One of the benefits of receiving the sand and flour in larger bulk containers is efficiency for O’Fallon’s operation, as it enables supplying the powders to multiple locations from a common bulk materials location. To achieve this, flexible screw conveyors automatically transport the materials through openings in the walls to the slurry vessel and drum sanders. Since the design of the flexible screw conveyors is well suited to complex equipment layouts, the series of conveyors allows the Flexicon bulk material handling system to feed the powders to varied locations. In O’Fallon’s layout, powder use points are anywhere from 7 ft. (2.1 m) to 44 ft. (13 m) away from the bulk bag dischargers.

Further enhancing efficiency, the material conveyance is automated. These additions are weight-based, with a scale beneath each vessel signaling a PLC when to start and stop the conveyors.

O’Fallon uses about two bulk bags of flour per day, and each of the sand lines consumes about two bulk bags per week. The materials are heavy and abrasive, and the conveyors handle them well, Cavins said.

“We really haven’t had many issues.

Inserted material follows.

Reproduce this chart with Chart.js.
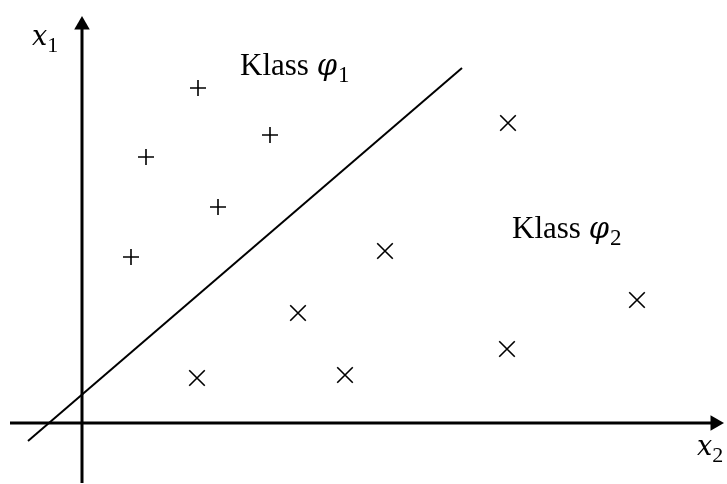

It’s been almost 10 years in operation now, at least on the sanders, and we’ve replaced maybe one drive, and that’s on three systems with multiple drives,” he said.

Two conveyor tubes have been replaced in that 10-year span.

“The polymer tube on the flour conveyor is more prone to wear than the steel tubes on the sand conveyors...but it’s really not enough to switch to a steel tube,” Cavins said. “We have more uptime and a safer working environment.”